## [EXERCISE GOAL]
In the listing that follows, the range to quote begins at the line that has "Write the TikZ code for this diagram." and ends after the line that has "(0,0) rectangle (518,354);"; quote it verbatim and add nothing.

## [DATA FOR THE TASK]
^^^^

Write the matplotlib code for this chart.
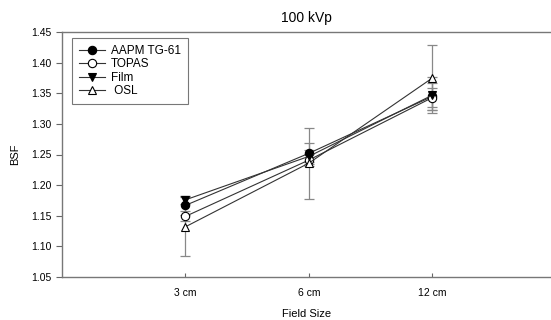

^^^^

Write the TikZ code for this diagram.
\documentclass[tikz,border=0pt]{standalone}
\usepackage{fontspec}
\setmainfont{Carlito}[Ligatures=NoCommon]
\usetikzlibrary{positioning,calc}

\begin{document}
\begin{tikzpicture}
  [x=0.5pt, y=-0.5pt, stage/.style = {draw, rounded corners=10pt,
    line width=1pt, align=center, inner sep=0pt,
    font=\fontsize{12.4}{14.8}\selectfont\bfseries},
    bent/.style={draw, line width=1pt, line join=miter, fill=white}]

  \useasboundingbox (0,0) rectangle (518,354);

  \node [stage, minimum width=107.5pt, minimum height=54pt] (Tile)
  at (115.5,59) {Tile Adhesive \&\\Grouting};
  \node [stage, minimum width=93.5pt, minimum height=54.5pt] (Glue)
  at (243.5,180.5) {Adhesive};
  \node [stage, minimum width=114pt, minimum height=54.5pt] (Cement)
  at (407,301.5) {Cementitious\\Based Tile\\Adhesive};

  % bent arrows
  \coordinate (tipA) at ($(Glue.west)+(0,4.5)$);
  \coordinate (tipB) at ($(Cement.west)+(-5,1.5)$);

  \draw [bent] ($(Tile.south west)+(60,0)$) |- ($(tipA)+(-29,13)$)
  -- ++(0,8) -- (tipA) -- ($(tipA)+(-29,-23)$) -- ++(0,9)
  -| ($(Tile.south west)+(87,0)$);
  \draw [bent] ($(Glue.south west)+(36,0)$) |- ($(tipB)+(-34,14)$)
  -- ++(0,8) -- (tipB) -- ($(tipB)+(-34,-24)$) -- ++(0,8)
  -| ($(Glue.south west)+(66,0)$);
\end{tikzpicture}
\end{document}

^^^^

## [ANSWER TO THIS TASK]
Write the TikZ code for this diagram.
\documentclass[tikz,border=0pt]{standalone}
\usepackage{fontspec}
\setmainfont{Carlito}[Ligatures=NoCommon]
\usetikzlibrary{positioning,calc}

\begin{document}
\begin{tikzpicture}
  [x=0.5pt, y=-0.5pt, stage/.style = {draw, rounded corners=10pt,
    line width=1pt, align=center, inner sep=0pt,
    font=\fontsize{12.4}{14.8}\selectfont\bfseries},
    bent/.style={draw, line width=1pt, line join=miter, fill=white}]

  \useasboundingbox (0,0) rectangle (518,354);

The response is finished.